Overcoming Trauma: Redeeming Pain

“He who trusts in his own heart is a fool, but whoever walks wisely will be delivered.” (Proverbs 28:26, NKJV)


Most people approach trust like they are touching a hot stove. They reach out cautiously, barely making contact, ready to jerk their hand back the moment they feel heat. That approach feels wise because it feels safe. Yet there is a problem with it. If I take tentative steps of trust and faith, I will get burned and turn back again. If not today, then later. That is not because trust is foolish. It is because tentative trust is built on a wrong goal.

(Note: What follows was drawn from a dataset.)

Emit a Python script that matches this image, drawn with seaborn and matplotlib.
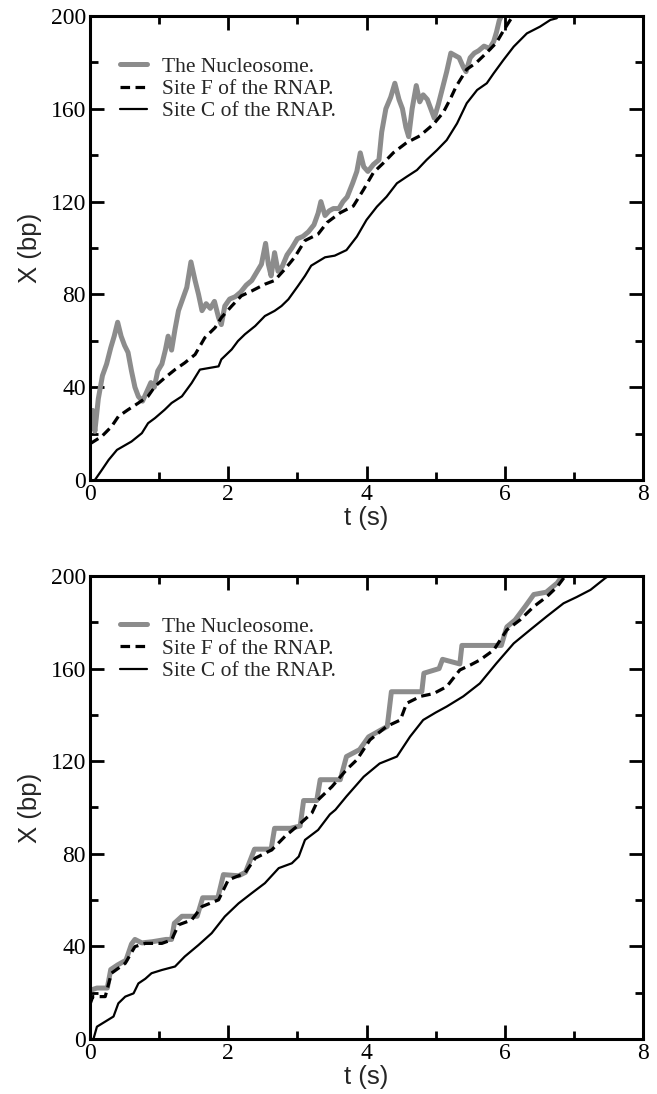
import matplotlib
matplotlib.use("Agg")
import matplotlib.pyplot as plt
from matplotlib.ticker import MultipleLocator
import seaborn as sns

# ---------------- Panel (a): nucleosome, RNAP site F, RNAP site C ----------------
t_nuc_a = [0.0, 0.04, 0.07, 0.12, 0.18, 0.24, 0.3, 0.35, 0.4, 0.45, 0.5, 0.55, 0.6, 0.65,
           0.7, 0.76, 0.82, 0.88, 0.93, 0.98, 1.04, 1.09, 1.13, 1.18, 1.23, 1.28, 1.34, 1.4,
           1.46, 1.52, 1.57, 1.62, 1.68, 1.74, 1.8, 1.86, 1.9, 1.95, 2.02, 2.1, 2.18, 2.26,
           2.34, 2.42, 2.48, 2.54, 2.58, 2.62, 2.67, 2.72, 2.78, 2.85, 2.92, 3.0, 3.08, 3.16,
           3.24, 3.3, 3.34, 3.4, 3.46, 3.52, 3.6, 3.66, 3.72, 3.8, 3.86, 3.91, 3.96, 4.02,
           4.1, 4.18, 4.22, 4.28, 4.35, 4.41, 4.47, 4.52, 4.57, 4.61, 4.66, 4.72, 4.77, 4.82,
           4.88, 4.93, 4.98, 5.04, 5.1, 5.16, 5.22, 5.28, 5.34, 5.4, 5.44, 5.5, 5.56, 5.62,
           5.7, 5.78, 5.84, 5.88, 5.92, 5.95]
x_nuc_a = [25, 30, 21, 35, 45, 50, 57, 62, 68, 62, 58, 55, 47, 40,
           36, 34, 38, 42, 40, 47, 50, 56, 62, 56, 65, 73, 78, 83,
           94, 86, 80, 73, 76, 74, 77, 70, 67, 75, 78, 79, 81, 84,
           86, 90, 93, 102, 93, 88, 98, 90, 92, 97, 100, 104, 105, 107,
           110, 115, 120, 114, 116, 117, 117, 120, 122, 128, 133, 141, 135, 133,
           136, 138, 150, 160, 165, 171, 164, 160, 152, 148, 160, 170, 163, 166,
           164, 160, 156, 162, 169, 176, 184, 183, 182, 178, 176, 182, 184, 185,
           187, 186, 189, 193, 198, 200]

t_F_a = [0.0, 0.02, 0.17, 0.31, 0.41, 0.55, 0.7, 0.84, 0.94, 1.08, 1.23, 1.37, 1.52, 1.66,
         1.81, 1.9, 2.05, 2.19, 2.34, 2.53, 2.67, 2.82, 2.96, 3.11, 3.3, 3.43, 3.62, 3.81,
         3.96, 4.1, 4.25, 4.39, 4.58, 4.77, 4.97, 5.11, 5.21, 5.3, 5.45, 5.59, 5.74, 5.88,
         5.98, 6.08, 6.12]
x_F_a = [16, 16, 18.8, 23, 27.4, 30.3, 33.2, 36.1, 40.4, 44, 47.6, 50.5, 54.1, 61.3,
         65.7, 70, 75, 79.4, 81.5, 84.4, 86, 90.9, 96, 103.2, 106, 111, 115.2, 118.1,
         125.3, 132.5, 136.8, 141.1, 145.4, 148.3, 153.4, 158.4, 164.1, 169.8, 177, 179.9, 184.2, 188.5,
         193.6, 198.3, 200]

t_C_a = [0.07, 0.17, 0.27, 0.39, 0.6, 0.75, 0.84, 0.94, 1.08, 1.18, 1.33, 1.47, 1.59, 1.86,
         1.9, 2.05, 2.14, 2.24, 2.39, 2.53, 2.67, 2.77, 2.87, 3.01, 3.11, 3.2, 3.4, 3.54,
         3.71, 3.86, 4.0, 4.15, 4.29, 4.44, 4.58, 4.73, 4.87, 5.02, 5.16, 5.31, 5.45, 5.6,
         5.74, 5.84, 5.98, 6.13, 6.32, 6.51, 6.66, 6.75, 6.78]
x_C_a = [0, 4.3, 8.7, 13, 16.6, 20.2, 24.5, 26.7, 30.3, 33.2, 36.1, 41.8, 47.6, 49,
         52, 56.3, 59.9, 62.8, 66.4, 70.7, 72.9, 75, 77.9, 83.7, 88, 92.4, 96, 96.7,
         99.1, 104.9, 112.1, 117.8, 122.1, 127.9, 130.7, 133.6, 138, 142.2, 146.5, 153.7, 162.4, 168.1,
         171, 175.3, 181, 186.8, 192.5, 195.4, 198.3, 199, 200]

# ---------------- Panel (b) ----------------
t_nuc_b = [0.0, 0.1, 0.25, 0.3, 0.4, 0.52, 0.6, 0.65, 0.75, 0.9, 1.1, 1.18, 1.22, 1.33,
           1.55, 1.63, 1.85, 1.93, 2.15, 2.25, 2.38, 2.62, 2.67, 2.9, 3.04, 3.09, 3.28, 3.33,
           3.62, 3.71, 3.9, 4.03, 4.3, 4.36, 4.8, 4.83, 5.05, 5.1, 5.35, 5.38, 5.95, 6.03,
           6.15, 6.3, 6.42, 6.6, 6.76, 6.83]
x_nuc_b = [21, 22, 22, 30, 32, 34, 41, 43, 41.5, 42, 43, 43, 50, 53,
           53, 61, 61, 71, 70.5, 72, 82, 82, 91, 91, 92, 103, 103, 112,
           112, 122, 125, 130.5, 135, 150, 150, 158, 160, 164, 162, 170, 170, 178,
           181, 187, 192, 193, 197, 200]

t_F_b = [0.0, 0.04, 0.22, 0.31, 0.51, 0.65, 0.8, 1.04, 1.18, 1.28, 1.47, 1.62, 1.86, 2.0,
         2.24, 2.39, 2.63, 2.82, 3.02, 3.21, 3.3, 3.5, 3.71, 3.86, 4.05, 4.29, 4.49, 4.58,
         4.78, 4.97, 5.16, 5.35, 5.5, 5.64, 5.84, 6.03, 6.22, 6.42, 6.61, 6.76, 6.85, 6.88]
x_F_b = [15, 18.3, 18.3, 28.4, 32.7, 39.9, 41.3, 41.3, 42.8, 49.3, 51.4, 57.2, 60.1, 68.7,
         71.6, 78.1, 81.7, 87.5, 92.5, 97.6, 103.3, 109, 116.3, 120.6, 129.2, 135, 137.8, 145,
         148, 149.2, 152.2, 159.4, 161.5, 163.7, 168, 176.7, 181, 186.8, 191.1, 195.4, 199, 200]

t_C_b = [0.05, 0.1, 0.22, 0.34, 0.41, 0.51, 0.63, 0.7, 0.8, 0.89, 1.04, 1.23, 1.37, 1.57,
         1.76, 1.95, 2.15, 2.34, 2.53, 2.73, 2.92, 3.02, 3.11, 3.3, 3.47, 3.55, 3.71, 3.96,
         4.19, 4.44, 4.63, 4.82, 5.0, 5.16, 5.4, 5.64, 5.88, 6.13, 6.37, 6.61, 6.85, 7.04,
         7.24, 7.45, 7.5]
x_C_b = [0, 5.3, 7.5, 9.7, 15.4, 18.3, 19.7, 24, 26, 28.4, 29.8, 31.3, 35.6, 40.6,
         45.7, 52.9, 58.6, 63, 67.3, 73.8, 75.9, 78.8, 86, 90.3, 97, 99, 104.8, 113.3,
         119, 122, 130.6, 137.8, 141, 143.6, 148, 153.6, 162.3, 170.9, 176.8, 182.6, 188.2, 190.9,
         194, 199, 200]

labels = ["The Nucleosome.", "Site F of the RNAP.", "Site C of the RNAP."]
x_ticks = [0, 2, 4, 6, 8]
y_ticks = [0, 40, 80, 120, 160, 200]

sns.set_theme(style="ticks")
serif = ["Liberation Serif", "DejaVu Serif"]
sans = ["Liberation Sans", "DejaVu Sans"]
plt.rcParams["font.family"] = serif

fig = plt.figure(figsize=(6.57, 10.94), dpi=100)
ax_a = fig.add_axes([0.137, 0.5612, 0.8417, 0.4242])
ax_b = fig.add_axes([0.137, 0.0503, 0.8417, 0.4232])

panels = [
    (ax_a, t_nuc_a, x_nuc_a, t_F_a, x_F_a, t_C_a, x_C_a),
    (ax_b, t_nuc_b, x_nuc_b, t_F_b, x_F_b, t_C_b, x_C_b),
]

for ax, tn, xn, tf, xf, tc, xc in panels:
    sns.lineplot(x=tn, y=xn, ax=ax, color="#8c8c8c", lw=3.6, label=labels[0],
                 estimator=None, sort=False)
    sns.lineplot(x=tf, y=xf, ax=ax, color="black", lw=2.3, linestyle=(0, (3.0, 1.7)),
                 label=labels[1], estimator=None, sort=False)
    sns.lineplot(x=tc, y=xc, ax=ax, color="black", lw=1.6, label=labels[2],
                 estimator=None, sort=False)

    ax.set_xlim(0, 8)
    ax.set_ylim(0, 200)
    ax.set_xticks(x_ticks)
    ax.set_yticks(y_ticks)
    ax.xaxis.set_minor_locator(MultipleLocator(1))
    ax.yaxis.set_minor_locator(MultipleLocator(20))
    ax.tick_params(which="both", direction="in", top=True, right=True,
                   width=2.0, colors="black", labelsize=17, pad=3)
    ax.tick_params(which="major", length=10)
    ax.tick_params(which="minor", length=5.5)
    for sp in ax.spines.values():
        sp.set_linewidth(2.2)
        sp.set_color("black")
    for lab in ax.get_xticklabels() + ax.get_yticklabels():
        lab.set_family(serif)

    ax.set_xlabel("t (s)", family=sans, fontsize=18.5, labelpad=0.5)
    ax.set_ylabel("X (bp)", family=sans, fontsize=18.5, labelpad=6)

    ax.legend(loc="upper left", bbox_to_anchor=(0.054, 0.912), frameon=False,
              prop={"family": serif, "size": 15.5},
              handlelength=1.25, handletextpad=0.7, labelspacing=0.1,
              borderaxespad=0.0, borderpad=0.0)

fig.savefig("out.png", dpi=100, facecolor="white")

Tentative trust is not really trust. It is a test. It says, “I will trust you only if you prove you won’t hurt me.” That sounds reasonable, yet the heart behind it is self-protection, not connection. It is still self in charge, trying to manage outcomes. The same dynamic appears on the other side as well. Sometimes a person offers a “gift of trust” while keeping a critical eye on performance. That critical eye puts the other person under a microscope. When performance is demanded, trust disappears. It becomes a pass/fail test, and relationships break under that pressure.


Healthy trust grows in a different atmosphere. It grows when someone gives trust because it is the right time to give it. A healthy parent does this. A child is growing and needs opportunities to become more adult. The parent does not give opportunity as a trap. The parent gives it because development requires it. If the child succeeds, wonderful. If the child fails, the parent does not treat that failure as betrayal. The parent thinks, “What does my child need to grow so he can handle this next time?” Consequences may still be needed, but rejection should not be part of the process. Failure should not be fatal.


God is like this with us. He does not treat us the way many parents treat their children. He continues to love. He continues to offer new opportunities. When we fail, He nurtures and prepares us for the next step. He does not shame the heart into maturity. He grows the heart into maturity.


This matters because many people have learned trust in an unhealthy way. They learned that love is conditional, that mistakes cost relationship, and that performance is the price of belonging. Then they bring that same mindset into faith. They approach God with caution, ready to pull away when life hurts. They treat obedience like a contract. They treat prayer like a bargaining table. That is not connection. That is self trying to stay in control.


A lifestyle of faith is different. Faith is not a series of trials to see if God will burn me. Faith is a choice to connect because it is a better life. The person who trusts only himself dooms himself to repeat the sins of his past and even generational past. If I only trust myself, my future will look just like my past, only worse. The question is not whether trust includes risk. It does. The question is whether self-trust is actually safer. Scripture says it is not.


So today I stop treating trust like a test. I begin seeking real connection. I choose faith as a direction, not a gamble. My most significant life choices are my connections, and God is inviting me to connect.


Reflection Question

Where do I keep one foot out the door in relationships or with God because I am afraid of being burned?


Prayer

Father, show me where I have treated trust like a test instead of a choice toward connection. Heal my self-protective patterns. Teach me to walk wisely, to trust You, and to build healthy trust with the right people. In Jesus’ name, amen.


Obedience Step for Today

Identify one relationship where you have been cautious and guarded. Ask God for wisdom on one small step toward healthy connection this week, then take that step without demanding a perfect outcome.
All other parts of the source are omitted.